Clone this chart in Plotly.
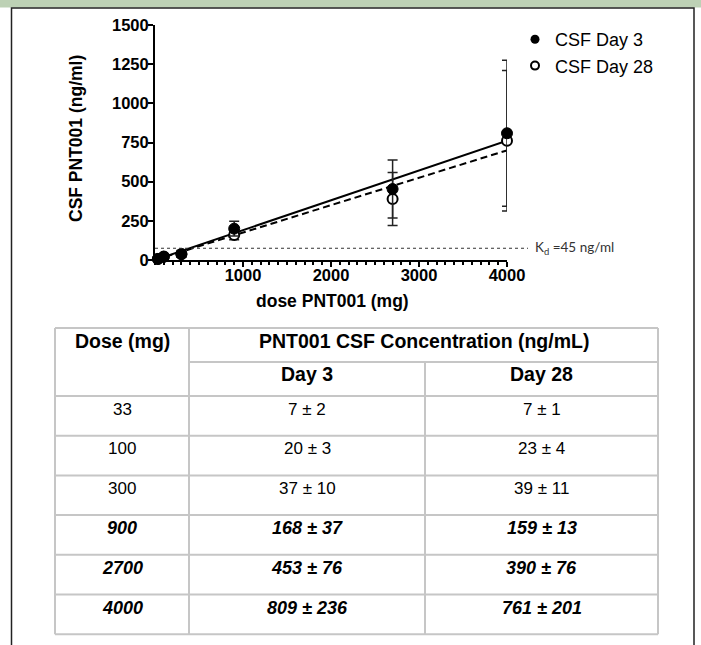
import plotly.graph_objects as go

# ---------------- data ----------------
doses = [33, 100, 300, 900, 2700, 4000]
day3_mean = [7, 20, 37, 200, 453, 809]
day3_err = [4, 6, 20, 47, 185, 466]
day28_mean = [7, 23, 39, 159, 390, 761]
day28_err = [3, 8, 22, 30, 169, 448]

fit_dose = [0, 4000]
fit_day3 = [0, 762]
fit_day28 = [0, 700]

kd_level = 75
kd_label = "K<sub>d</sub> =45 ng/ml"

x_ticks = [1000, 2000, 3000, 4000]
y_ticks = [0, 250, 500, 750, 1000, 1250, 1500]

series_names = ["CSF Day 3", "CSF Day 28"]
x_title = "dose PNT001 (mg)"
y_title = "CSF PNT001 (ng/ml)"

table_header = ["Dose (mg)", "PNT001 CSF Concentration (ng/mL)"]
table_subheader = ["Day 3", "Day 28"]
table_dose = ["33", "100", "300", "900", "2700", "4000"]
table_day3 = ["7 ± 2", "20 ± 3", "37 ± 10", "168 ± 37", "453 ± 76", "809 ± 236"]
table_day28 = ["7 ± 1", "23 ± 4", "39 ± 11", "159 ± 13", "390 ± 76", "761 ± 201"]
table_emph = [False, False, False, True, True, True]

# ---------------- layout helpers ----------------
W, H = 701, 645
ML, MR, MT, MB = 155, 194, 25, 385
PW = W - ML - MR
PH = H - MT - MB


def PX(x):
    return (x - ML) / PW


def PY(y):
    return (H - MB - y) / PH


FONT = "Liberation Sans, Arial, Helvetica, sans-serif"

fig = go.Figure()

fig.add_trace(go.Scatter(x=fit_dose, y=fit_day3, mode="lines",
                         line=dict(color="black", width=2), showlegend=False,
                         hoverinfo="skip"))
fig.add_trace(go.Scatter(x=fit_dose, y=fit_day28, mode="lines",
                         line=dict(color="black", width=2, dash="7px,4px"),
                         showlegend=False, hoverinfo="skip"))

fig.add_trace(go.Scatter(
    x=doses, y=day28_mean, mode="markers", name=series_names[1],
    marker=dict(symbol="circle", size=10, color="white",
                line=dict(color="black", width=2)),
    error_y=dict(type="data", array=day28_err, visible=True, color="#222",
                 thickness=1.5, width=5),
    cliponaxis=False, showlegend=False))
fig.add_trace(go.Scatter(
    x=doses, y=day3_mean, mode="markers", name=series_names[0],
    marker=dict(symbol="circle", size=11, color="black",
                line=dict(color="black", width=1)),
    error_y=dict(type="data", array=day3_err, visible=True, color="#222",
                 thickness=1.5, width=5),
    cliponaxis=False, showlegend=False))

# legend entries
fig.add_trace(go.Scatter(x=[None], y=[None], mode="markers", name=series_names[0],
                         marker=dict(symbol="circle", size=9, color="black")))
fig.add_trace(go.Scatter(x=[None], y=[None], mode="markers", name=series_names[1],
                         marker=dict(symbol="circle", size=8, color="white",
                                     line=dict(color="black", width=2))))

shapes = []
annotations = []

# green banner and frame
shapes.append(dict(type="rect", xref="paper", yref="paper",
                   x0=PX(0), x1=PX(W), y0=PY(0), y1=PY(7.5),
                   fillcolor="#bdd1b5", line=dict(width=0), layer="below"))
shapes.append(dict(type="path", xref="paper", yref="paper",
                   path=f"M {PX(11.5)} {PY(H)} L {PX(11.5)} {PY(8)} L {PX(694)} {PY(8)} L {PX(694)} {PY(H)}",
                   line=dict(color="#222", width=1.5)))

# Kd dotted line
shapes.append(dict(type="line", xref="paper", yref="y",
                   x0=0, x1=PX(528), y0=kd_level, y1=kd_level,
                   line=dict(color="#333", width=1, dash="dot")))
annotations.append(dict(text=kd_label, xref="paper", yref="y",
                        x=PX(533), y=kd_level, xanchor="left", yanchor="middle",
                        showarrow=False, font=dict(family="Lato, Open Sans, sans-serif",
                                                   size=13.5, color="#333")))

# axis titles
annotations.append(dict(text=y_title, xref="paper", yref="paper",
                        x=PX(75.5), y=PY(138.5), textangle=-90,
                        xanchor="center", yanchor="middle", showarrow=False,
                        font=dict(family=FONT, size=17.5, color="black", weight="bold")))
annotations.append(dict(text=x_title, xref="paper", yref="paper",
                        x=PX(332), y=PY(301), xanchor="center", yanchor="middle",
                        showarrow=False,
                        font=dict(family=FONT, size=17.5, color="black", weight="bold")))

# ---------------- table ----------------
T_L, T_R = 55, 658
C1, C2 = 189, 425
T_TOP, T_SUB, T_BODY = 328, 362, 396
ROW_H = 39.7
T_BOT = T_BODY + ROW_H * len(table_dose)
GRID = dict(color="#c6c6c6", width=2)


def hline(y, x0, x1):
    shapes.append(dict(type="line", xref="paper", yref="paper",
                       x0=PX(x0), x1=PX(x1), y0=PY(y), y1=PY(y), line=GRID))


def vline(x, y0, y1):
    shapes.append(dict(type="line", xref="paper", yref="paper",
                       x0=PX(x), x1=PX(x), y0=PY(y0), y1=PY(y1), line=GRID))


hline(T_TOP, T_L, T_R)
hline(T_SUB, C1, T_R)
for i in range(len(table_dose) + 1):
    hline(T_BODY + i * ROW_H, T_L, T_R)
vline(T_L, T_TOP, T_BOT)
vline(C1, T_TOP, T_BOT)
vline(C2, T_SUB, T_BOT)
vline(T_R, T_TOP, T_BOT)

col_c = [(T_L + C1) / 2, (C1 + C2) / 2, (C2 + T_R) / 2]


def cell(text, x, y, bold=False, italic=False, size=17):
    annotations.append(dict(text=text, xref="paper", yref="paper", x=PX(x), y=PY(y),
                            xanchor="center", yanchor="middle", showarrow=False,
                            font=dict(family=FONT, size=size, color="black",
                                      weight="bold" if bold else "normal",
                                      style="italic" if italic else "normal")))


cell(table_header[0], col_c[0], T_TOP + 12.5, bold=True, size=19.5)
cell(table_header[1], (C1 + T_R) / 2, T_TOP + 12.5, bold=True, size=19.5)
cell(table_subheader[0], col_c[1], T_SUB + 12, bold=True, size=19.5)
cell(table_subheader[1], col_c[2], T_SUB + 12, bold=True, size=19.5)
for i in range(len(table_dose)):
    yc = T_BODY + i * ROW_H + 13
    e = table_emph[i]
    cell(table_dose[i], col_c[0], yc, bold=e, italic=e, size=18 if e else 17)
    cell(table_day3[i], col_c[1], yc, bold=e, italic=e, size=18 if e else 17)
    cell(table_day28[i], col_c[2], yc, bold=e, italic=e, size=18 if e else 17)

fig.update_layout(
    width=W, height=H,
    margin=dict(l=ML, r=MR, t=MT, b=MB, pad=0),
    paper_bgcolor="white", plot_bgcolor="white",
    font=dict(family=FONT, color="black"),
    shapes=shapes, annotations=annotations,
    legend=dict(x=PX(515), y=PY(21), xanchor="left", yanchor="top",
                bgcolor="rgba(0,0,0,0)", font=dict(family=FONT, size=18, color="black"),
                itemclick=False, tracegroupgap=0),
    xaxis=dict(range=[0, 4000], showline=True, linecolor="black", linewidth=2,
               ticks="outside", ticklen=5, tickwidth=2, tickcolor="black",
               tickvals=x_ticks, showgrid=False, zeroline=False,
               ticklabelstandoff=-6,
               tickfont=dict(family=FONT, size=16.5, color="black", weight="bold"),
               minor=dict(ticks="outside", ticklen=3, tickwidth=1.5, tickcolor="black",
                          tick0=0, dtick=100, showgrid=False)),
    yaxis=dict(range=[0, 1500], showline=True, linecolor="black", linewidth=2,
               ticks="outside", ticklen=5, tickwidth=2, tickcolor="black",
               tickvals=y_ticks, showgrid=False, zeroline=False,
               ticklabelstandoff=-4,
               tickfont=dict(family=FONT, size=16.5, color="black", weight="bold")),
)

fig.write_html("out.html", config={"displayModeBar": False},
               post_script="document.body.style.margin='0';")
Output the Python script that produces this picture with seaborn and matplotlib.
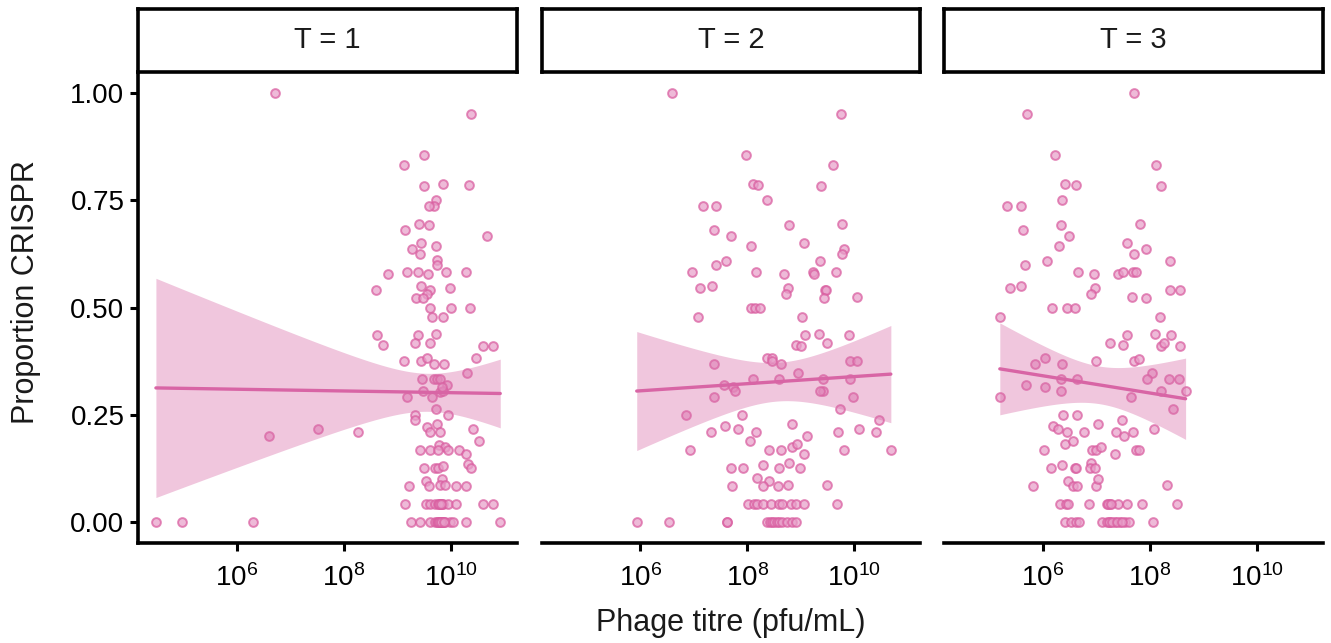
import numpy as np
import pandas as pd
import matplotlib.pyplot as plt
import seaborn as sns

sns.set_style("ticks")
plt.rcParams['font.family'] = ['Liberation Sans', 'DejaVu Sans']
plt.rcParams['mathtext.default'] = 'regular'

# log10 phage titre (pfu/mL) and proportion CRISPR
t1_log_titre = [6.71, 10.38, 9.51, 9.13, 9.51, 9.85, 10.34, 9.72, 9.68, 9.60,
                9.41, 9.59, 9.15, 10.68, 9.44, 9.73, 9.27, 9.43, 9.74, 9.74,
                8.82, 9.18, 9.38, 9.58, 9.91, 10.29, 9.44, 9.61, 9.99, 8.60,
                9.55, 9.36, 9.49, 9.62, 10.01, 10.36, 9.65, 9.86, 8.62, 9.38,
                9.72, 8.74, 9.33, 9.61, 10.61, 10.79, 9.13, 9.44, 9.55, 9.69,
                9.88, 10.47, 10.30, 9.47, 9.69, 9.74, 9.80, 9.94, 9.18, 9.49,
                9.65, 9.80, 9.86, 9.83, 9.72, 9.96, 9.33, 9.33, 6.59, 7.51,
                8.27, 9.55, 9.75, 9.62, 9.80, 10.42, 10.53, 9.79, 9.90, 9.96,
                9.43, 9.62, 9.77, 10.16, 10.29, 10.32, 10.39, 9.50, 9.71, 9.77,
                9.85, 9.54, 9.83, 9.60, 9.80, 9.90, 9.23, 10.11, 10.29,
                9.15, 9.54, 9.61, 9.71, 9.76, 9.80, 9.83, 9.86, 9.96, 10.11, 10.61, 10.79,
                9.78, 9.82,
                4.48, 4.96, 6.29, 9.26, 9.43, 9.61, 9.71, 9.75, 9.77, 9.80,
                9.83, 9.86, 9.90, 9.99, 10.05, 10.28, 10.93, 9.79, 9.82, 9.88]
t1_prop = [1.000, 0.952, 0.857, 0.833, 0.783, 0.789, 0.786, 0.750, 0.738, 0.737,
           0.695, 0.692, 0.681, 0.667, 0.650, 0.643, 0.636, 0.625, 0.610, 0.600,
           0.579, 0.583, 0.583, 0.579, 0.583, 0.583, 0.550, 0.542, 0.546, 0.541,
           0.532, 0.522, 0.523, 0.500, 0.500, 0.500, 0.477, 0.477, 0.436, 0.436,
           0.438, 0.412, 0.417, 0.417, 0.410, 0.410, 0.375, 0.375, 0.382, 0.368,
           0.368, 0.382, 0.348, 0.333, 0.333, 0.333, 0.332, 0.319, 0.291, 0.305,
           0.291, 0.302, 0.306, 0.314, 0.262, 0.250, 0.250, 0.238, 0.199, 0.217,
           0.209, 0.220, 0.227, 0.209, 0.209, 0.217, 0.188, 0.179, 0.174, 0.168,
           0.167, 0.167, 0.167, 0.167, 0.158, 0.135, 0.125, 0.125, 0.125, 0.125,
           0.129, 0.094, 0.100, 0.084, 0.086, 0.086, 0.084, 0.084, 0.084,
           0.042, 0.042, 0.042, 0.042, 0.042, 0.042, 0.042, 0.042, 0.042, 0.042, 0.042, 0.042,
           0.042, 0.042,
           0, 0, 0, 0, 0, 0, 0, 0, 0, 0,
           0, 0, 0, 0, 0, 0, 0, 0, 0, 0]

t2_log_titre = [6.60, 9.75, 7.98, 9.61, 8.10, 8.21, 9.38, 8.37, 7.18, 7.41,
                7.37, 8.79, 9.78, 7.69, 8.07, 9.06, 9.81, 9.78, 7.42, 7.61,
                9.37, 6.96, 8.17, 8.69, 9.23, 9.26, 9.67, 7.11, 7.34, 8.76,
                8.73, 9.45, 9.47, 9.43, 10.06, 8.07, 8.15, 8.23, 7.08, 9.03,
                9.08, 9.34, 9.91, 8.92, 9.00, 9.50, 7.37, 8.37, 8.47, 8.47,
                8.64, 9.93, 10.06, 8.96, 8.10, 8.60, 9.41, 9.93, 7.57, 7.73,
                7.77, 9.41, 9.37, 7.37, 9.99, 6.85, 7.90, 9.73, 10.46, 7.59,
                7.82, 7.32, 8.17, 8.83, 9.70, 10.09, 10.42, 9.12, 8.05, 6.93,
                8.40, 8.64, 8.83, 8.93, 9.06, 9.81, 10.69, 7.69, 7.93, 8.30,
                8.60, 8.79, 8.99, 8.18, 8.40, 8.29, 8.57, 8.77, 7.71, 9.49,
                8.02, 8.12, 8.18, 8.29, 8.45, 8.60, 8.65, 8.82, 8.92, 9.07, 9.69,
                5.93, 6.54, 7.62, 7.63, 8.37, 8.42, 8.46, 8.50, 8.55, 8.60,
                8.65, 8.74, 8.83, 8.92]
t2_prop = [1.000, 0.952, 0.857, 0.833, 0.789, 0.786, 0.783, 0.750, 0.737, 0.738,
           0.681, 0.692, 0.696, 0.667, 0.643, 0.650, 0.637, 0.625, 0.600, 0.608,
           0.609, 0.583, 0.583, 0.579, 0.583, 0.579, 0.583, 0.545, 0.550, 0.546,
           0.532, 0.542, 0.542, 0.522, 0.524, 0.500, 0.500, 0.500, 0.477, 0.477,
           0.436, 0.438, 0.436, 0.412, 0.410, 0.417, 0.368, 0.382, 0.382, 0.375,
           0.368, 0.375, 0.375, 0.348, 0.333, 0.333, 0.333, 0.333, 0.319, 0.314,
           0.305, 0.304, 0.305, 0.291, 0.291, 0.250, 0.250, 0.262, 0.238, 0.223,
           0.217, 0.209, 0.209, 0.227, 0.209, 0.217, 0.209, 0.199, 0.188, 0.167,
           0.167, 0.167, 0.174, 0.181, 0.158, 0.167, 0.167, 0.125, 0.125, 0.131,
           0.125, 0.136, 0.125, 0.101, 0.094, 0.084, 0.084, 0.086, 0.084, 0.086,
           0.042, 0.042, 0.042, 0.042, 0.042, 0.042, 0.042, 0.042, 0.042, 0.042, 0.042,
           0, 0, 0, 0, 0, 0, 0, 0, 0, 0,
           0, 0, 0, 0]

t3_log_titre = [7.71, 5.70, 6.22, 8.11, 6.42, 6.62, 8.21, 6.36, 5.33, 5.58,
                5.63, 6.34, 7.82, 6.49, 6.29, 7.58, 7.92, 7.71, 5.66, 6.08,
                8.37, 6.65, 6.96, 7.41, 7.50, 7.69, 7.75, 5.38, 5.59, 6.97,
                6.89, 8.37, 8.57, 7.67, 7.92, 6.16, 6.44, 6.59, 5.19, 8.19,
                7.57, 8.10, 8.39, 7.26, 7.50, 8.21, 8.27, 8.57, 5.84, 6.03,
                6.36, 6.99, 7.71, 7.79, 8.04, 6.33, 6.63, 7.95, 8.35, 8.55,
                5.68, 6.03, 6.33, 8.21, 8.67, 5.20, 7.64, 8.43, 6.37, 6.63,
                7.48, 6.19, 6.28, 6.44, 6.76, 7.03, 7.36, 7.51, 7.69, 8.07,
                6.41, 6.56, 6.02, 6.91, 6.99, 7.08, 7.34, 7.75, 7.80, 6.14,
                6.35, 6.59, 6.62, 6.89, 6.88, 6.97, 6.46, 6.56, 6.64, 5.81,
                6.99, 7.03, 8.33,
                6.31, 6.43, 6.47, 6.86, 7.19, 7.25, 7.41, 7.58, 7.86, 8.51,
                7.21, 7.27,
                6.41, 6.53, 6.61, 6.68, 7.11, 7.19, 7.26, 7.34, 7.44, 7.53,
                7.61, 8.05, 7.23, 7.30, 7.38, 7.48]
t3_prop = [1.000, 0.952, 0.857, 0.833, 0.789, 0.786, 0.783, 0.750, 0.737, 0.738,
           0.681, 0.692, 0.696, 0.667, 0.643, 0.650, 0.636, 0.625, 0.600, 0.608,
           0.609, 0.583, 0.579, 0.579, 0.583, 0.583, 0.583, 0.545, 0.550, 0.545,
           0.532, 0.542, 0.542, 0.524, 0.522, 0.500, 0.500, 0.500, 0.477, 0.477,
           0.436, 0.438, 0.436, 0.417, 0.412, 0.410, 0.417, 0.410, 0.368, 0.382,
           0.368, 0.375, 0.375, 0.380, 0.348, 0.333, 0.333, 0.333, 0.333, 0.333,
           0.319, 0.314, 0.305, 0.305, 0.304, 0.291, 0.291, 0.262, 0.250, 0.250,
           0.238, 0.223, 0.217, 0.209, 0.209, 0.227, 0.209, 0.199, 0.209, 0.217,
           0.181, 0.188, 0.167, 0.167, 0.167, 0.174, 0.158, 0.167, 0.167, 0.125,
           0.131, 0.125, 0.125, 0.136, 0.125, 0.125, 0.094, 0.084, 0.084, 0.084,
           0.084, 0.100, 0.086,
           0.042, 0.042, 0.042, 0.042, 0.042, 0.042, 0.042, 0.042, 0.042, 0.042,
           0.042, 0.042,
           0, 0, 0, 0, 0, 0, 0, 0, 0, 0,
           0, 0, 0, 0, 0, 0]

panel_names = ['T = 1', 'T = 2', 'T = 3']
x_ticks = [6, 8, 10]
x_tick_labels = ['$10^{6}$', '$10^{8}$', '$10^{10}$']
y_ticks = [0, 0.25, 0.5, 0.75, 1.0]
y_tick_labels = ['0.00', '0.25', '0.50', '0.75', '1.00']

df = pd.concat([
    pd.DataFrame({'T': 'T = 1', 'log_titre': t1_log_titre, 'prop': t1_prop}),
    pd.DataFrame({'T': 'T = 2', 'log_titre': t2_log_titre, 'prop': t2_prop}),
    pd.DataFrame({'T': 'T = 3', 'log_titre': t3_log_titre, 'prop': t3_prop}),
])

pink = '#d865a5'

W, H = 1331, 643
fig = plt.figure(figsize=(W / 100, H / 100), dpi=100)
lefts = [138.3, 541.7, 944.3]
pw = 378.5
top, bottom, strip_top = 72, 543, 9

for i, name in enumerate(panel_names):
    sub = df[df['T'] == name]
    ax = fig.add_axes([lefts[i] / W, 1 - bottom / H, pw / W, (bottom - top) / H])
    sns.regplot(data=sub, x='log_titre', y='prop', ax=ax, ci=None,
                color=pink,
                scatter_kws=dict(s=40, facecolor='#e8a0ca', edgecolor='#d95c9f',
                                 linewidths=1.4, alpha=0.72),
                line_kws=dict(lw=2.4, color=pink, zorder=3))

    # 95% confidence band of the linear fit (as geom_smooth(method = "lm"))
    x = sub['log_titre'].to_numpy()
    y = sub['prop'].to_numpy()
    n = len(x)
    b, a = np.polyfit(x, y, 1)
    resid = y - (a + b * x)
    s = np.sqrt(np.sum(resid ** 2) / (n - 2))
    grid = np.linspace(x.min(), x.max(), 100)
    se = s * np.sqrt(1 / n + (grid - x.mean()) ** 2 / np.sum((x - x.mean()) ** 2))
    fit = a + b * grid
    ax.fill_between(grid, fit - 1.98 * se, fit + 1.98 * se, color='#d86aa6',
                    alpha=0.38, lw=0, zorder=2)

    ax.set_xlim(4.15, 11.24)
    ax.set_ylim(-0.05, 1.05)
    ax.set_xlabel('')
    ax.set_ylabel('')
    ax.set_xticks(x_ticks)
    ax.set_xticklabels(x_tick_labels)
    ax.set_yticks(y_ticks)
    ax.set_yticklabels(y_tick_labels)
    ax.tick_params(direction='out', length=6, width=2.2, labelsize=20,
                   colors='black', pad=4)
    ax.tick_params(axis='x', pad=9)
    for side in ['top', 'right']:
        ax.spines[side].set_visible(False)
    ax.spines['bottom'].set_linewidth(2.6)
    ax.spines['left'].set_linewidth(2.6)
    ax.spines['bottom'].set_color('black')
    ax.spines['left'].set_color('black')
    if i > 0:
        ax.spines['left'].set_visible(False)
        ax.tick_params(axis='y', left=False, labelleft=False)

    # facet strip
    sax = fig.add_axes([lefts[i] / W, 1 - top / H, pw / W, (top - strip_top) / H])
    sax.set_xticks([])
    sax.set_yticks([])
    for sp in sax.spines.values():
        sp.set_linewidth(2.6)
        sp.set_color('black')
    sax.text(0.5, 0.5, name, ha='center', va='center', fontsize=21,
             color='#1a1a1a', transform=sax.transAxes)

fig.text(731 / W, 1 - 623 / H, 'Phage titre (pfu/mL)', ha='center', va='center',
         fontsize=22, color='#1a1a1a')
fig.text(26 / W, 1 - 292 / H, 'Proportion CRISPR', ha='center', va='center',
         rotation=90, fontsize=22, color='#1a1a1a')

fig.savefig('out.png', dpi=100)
==============================
▶ [Exercise aim]: Take the material above and output only the lines from the one that contains "Output the Python" through the one that contains "plt.rcParams['mathtext.default'] = 'regular'", ends included and images left out.

▶ [Written solution]:
Output the Python script that produces this picture with seaborn and matplotlib.
import numpy as np
import pandas as pd
import matplotlib.pyplot as plt
import seaborn as sns

sns.set_style("ticks")
plt.rcParams['font.family'] = ['Liberation Sans', 'DejaVu Sans']
plt.rcParams['mathtext.default'] = 'regular'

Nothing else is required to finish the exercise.